Much easier to look at the actual book, but with a bit of a struggle you can learn that in 1939 PRR carried 149 million tons of freight, and had 34.75 billion net revenue freight ton-miles. Also gives freight and passenger revenue, and passenger count and passenger-miles.

If you haven't seen those books, try looking at the 1940. The stats begin on page 306, with 18 pages of stats for the first batch of RRs, followed by 18 pages on the next batch of RRs and so on. PRR is in the third batch, pages 342 to 359.

The left, even-number page labels the stat for each line number down the page; the right-hand odd-number page (where PRR happens to be) only has the line numbers.
 #1437802  by Allen Hazen
 
Timz-- Thank you, very much!
No time to search now, but re: "Much easier to look at the actual book, but with a bit of a struggle you can learn that in 1939 PRR carried 149 million tons of freight, and had 34.75 billion net revenue freight ton-miles." The LMS website linked above says LMS carried about 100 million tons of freight in 1938: so, about 2/3 of PRR's total.(*) My guess, given the likely distances covered (northeastern U.S.A. is a lot bigger than the U.K.), is that the disparity would be greater in ton-miles.
--
(*) Well, 2/3 if the tons are the same size. Given American practice, PRR's figures are probably for 2000 pound "short" tons. I'm not sure whether the LMS's are in that or in 2240 pound "long" tons. (Who was it who said that Britain and America were "two countries divided by a common language?")
 #1437815  by ExCon90
 
It's attributed to George Bernard Shaw. And the British figures are almost certainly in 2240-lb. tons. I read somewhere the explanation of why precisely 2240 lbs.:
In Britain a stone = 14 lbs., and eight stone = one hundredweight, thus 112 lbs. (If you can get your mind around that, the rest is plain sailing.) A ton is 20 hundredweights, just as in America; since 20 hundredweights equal one ton, it follows that the ton will weigh 2240 lbs. Just to complicate matters further, in North America certain bulk commodities, like ore, are bought and sold in "gross" tons of 2240 lbs. rather than "net" tons of 2000 lbs.
 #1437924  by Allen Hazen
 
ExCon90--
And that's even without worrying about the difference between pounds Troy and pounds Avoirdupois! And, just to keep things interesting, there is also the Tonne, a.k.a. the metric ton, of about 2200 pounds.
And lets not get started on the different things "ton" can mean in saying how big a ship is.

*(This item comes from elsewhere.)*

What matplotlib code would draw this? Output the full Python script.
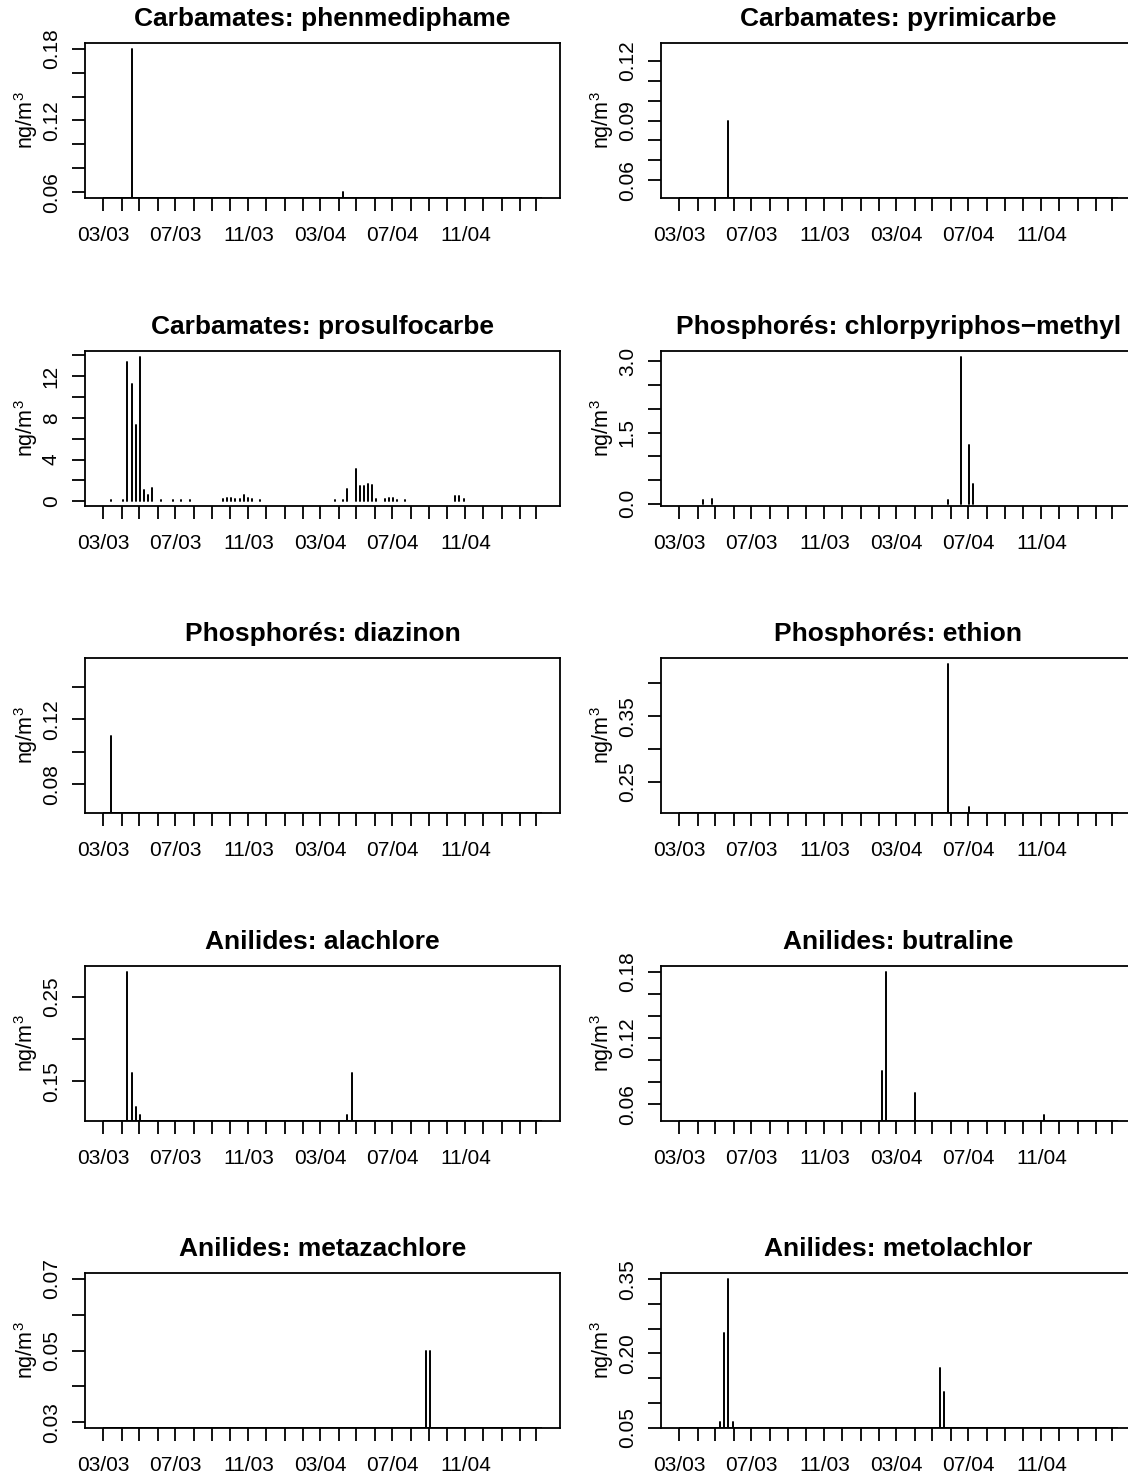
import numpy as np
import matplotlib.pyplot as plt
import matplotlib.dates as mdates

plt.rcParams['font.family'] = ['Liberation Sans', 'DejaVu Sans']
plt.rcParams['mathtext.fontset'] = 'custom'
plt.rcParams['mathtext.rm'] = 'Liberation Sans'
plt.rcParams['mathtext.it'] = 'Liberation Sans'

# période d'échantillonnage hebdomadaire
date_debut = '2003-02-28'
date_fin = '2005-03-11'

titres = [
    'Carbamates: phenmediphame', 'Carbamates: pyrimicarbe',
    'Carbamates: prosulfocarbe', 'Phosphorés: chlorpyriphos\u2212methyl',
    'Phosphorés: diazinon', 'Phosphorés: ethion',
    'Anilides: alachlore', 'Anilides: butraline',
    'Anilides: metazachlore', 'Anilides: metolachlor',
]

# mesures (dates de prélèvement, ng/m3)
phenmediphame_dates = ['2003-04-18', '2004-04-09']
phenmediphame_vals = [0.18, 0.06]

pyrimicarbe_dates = ['2003-05-23']
pyrimicarbe_vals = [0.09]

prosulfocarbe_dates = [
    '2003-03-14', '2003-04-04', '2003-04-11', '2003-04-18', '2003-04-25',
    '2003-05-02', '2003-05-09', '2003-05-16', '2003-05-23', '2003-06-06',
    '2003-06-27', '2003-07-11', '2003-07-25', '2003-09-19', '2003-09-26',
    '2003-10-03', '2003-10-10', '2003-10-17', '2003-10-24', '2003-10-31',
    '2003-11-07', '2003-11-21', '2004-03-26', '2004-04-09', '2004-04-16',
    '2004-04-30', '2004-05-07', '2004-05-14', '2004-05-21', '2004-05-28',
    '2004-06-04', '2004-06-18', '2004-06-25', '2004-07-02', '2004-07-09',
    '2004-07-23', '2004-10-15', '2004-10-22', '2004-10-29',
]
prosulfocarbe_vals = [
    0.1, 0.15, 13.3, 11.2, 7.3,
    13.85, 1.05, 0.6, 1.3, 0.15,
    0.1, 0.1, 0.1, 0.2, 0.3,
    0.3, 0.25, 0.2, 0.65, 0.35,
    0.2, 0.12, 0.12, 0.15, 1.2,
    3.05, 1.45, 1.45, 1.7, 1.6,
    0.2, 0.2, 0.3, 0.35, 0.15,
    0.1, 0.55, 0.5, 0.25,
]

chlorpyriphos_dates = ['2003-04-11', '2003-04-25', '2004-05-28', '2004-06-18',
                       '2004-07-02', '2004-07-09']
chlorpyriphos_vals = [0.07, 0.09, 0.085, 3.1, 1.23, 0.41]

diazinon_dates = ['2003-03-14']
diazinon_vals = [0.11]

ethion_dates = ['2004-05-28', '2004-07-02']
ethion_vals = [0.43, 0.2115]

alachlore_dates = ['2003-04-11', '2003-04-18', '2003-04-25', '2003-05-02',
                   '2004-04-16', '2004-04-23']
alachlore_vals = [0.28, 0.16, 0.12, 0.11, 0.11, 0.16]

butraline_dates = ['2004-02-06', '2004-02-13', '2004-04-02', '2004-11-05']
butraline_vals = [0.09, 0.18, 0.07, 0.05]

metazachlore_dates = ['2004-08-27', '2004-09-03']
metazachlore_vals = [0.05, 0.05]

metolachlor_dates = ['2003-05-09', '2003-05-16', '2003-05-23', '2003-05-30',
                     '2004-05-14', '2004-05-21']
metolachlor_vals = [0.061, 0.241, 0.351, 0.061, 0.1715, 0.1225]

series = [
    (phenmediphame_dates, phenmediphame_vals),
    (pyrimicarbe_dates, pyrimicarbe_vals),
    (prosulfocarbe_dates, prosulfocarbe_vals),
    (chlorpyriphos_dates, chlorpyriphos_vals),
    (diazinon_dates, diazinon_vals),
    (ethion_dates, ethion_vals),
    (alachlore_dates, alachlore_vals),
    (butraline_dates, butraline_vals),
    (metazachlore_dates, metazachlore_vals),
    (metolachlor_dates, metolachlor_vals),
]

# graduations de l'axe y (toutes) et celles qui portent un libellé
yticks = [
    [0.06, 0.08, 0.10, 0.12, 0.14, 0.16, 0.18],
    [0.06, 0.07, 0.08, 0.09, 0.10, 0.11, 0.12],
    [0, 2, 4, 6, 8, 10, 12, 14],
    [0.0, 0.5, 1.0, 1.5, 2.0, 2.5, 3.0],
    [0.08, 0.10, 0.12, 0.14],
    [0.25, 0.30, 0.35, 0.40],
    [0.15, 0.20, 0.25],
    [0.06, 0.08, 0.10, 0.12, 0.14, 0.16, 0.18],
    [0.03, 0.04, 0.05, 0.06, 0.07],
    [0.05, 0.10, 0.15, 0.20, 0.25, 0.30, 0.35],
]
ylabels = [
    ['0.06', '', '', '0.12', '', '', '0.18'],
    ['0.06', '', '', '0.09', '', '', '0.12'],
    ['0', '', '4', '', '8', '', '12', ''],
    ['0.0', '', '', '1.5', '', '', '3.0'],
    ['0.08', '', '0.12', ''],
    ['0.25', '', '0.35', ''],
    ['0.15', '', '0.25'],
    ['0.06', '', '', '0.12', '', '', '0.18'],
    ['0.03', '', '0.05', '', '0.07'],
    ['0.05', '', '', '0.20', '', '', '0.35'],
]

mois_ticks = np.arange(np.datetime64('2003-03'), np.datetime64('2005-04'),
                       np.timedelta64(1, 'M')).astype('datetime64[D]')
mois_labels = ['03/03', '07/03', '11/03', '03/04', '07/04', '11/04']


def r_range(lo, hi):
    # comme plot() de R : étendue +/- 4 %
    if lo == hi:
        lo, hi = lo - 0.4 * abs(lo), hi + 0.4 * abs(hi)
    d = hi - lo
    return lo - 0.04 * d, hi + 0.04 * d


W, H = 1128, 1478
fig = plt.figure(figsize=(W / 100, H / 100), dpi=100)

col_left = [85, 661]
row_top = [43, 351, 658, 966, 1273]
box_w, box_h = 475, 155

x0 = mdates.date2num(np.datetime64(date_debut))
x1 = mdates.date2num(np.datetime64(date_fin))
xlim = r_range(x0, x1)

for i, (dates, vals) in enumerate(series):
    r, c = divmod(i, 2)
    ax = fig.add_axes([col_left[c] / W, 1 - (row_top[r] + box_h) / H,
                       box_w / W, box_h / H])
    x = mdates.date2num(np.array(dates, dtype='datetime64[D]'))
    ylim = r_range(min(vals), max(vals))

    lc = ax.vlines(x, 0, vals, color='black', lw=1.4)
    lc.set_capstyle('round')
    if ylim[0] > 0:
        # non détectés : valeurs nulles écrasées sur le bord inférieur
        ax.hlines(ylim[0], x0, x1, color='black', lw=1.4)

    ax.set_xlim(xlim)
    ax.set_ylim(ylim)

    ax.set_xticks(mdates.date2num(mois_ticks))
    xt = [''] * len(mois_ticks)
    for k, lab in enumerate(mois_labels):
        xt[4 * k] = lab
    ax.set_xticklabels(xt)
    ax.set_yticks(yticks[i])
    ax.set_yticklabels(ylabels[i], rotation=90, va='center')

    ax.tick_params(axis='both', length=9.4, width=1.3, labelsize=15,
                   direction='out', colors='black')
    ax.tick_params(axis='x', pad=11)
    ax.tick_params(axis='y', pad=8)
    for sp in ax.spines.values():
        sp.set_linewidth(1.3)

    ax.set_title(titres[i], fontsize=19, fontweight='bold', pad=12)
    ax.set_ylabel('ng/m$^3$', fontsize=15.5)
    ax.yaxis.set_label_coords(-0.095, 0.5)

fig.savefig('out.png', dpi=100)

The current state of the main question is that probably, on various more or less meaningful measures, the Pennsylvania Railroad was a bit bigger than the London, Midland, and Scottish… but both were big enough to involve lots and lots of varied and fascinating railroading!
 #1438027  by Statkowski
 
And if any ocean (break bulk/noncontainerized) transport enters into the fray, one must consider Measurement Tons (40 cubic feet). Whichever is greater, Short Ton or Measurement Ton, that's what the billing will be based on.